First of all, I'm an absolute newb. I have exactly one tandem jump to my name. I found myself there after wanting to go for 20 years. Unfortunately it always took a back seat to life until my body started failing from rheumatoid arthritis. I'm not one to bitch about it, it's just how it is. So I figured if I'm going to get into it, it'd better be now. And I went. Let me tell you a little something about life changing...
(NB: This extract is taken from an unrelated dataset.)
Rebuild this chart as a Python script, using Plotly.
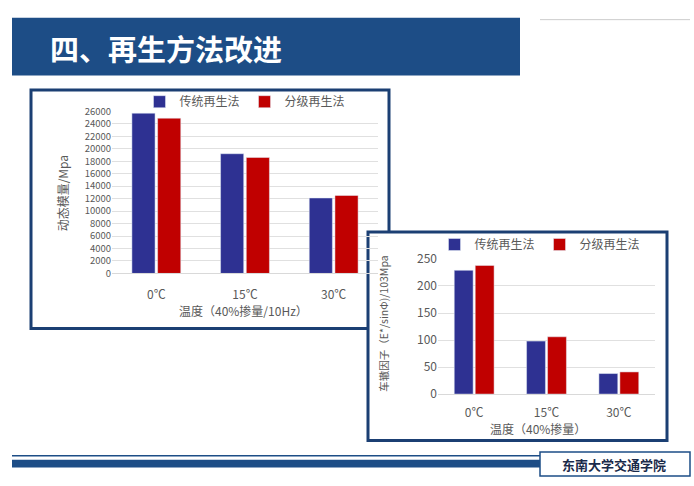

I log onto this forum no less than two or three times a day when I can. I enjoy reading the other "newb" experiences and relate them to my own. I read the other forums as they are wealth of information from the person with 5 dives to instructor with ten thousand. I learn something every time I log on. Not to mention there is a sense of community here that I would imagine most other groups of a like mind simply can't comprehend when it comes to sky-diving. Whether you have one jump, or a thousand, it is an entirely personal, completely visceral, and virtually indescribable event to take your body and hurl it from an altitude 3 miles above the earth and live to tell about it. Those of you out there that have thousands, I applaud your dedication and hope to catch you some day. Those with a measly 2 or 3, it doesn't take any less balls than the guy with a 1000. Those on here snooping around and just thinking about it, you're done reading now, get on out there and make it happen. You'll never regret it and your life won't be the same.
In the mean time, for me, the newb with one little ole' jump under his belt, this web site keeps me going while I take my little pills and wait for my body to mend so I can get out there and do it again.
In my newb opinion, if you need a bunch of zeros behind your name to feel you're part of a bonafide elite, all the zeros in the world won't help you, you never got it in the first place.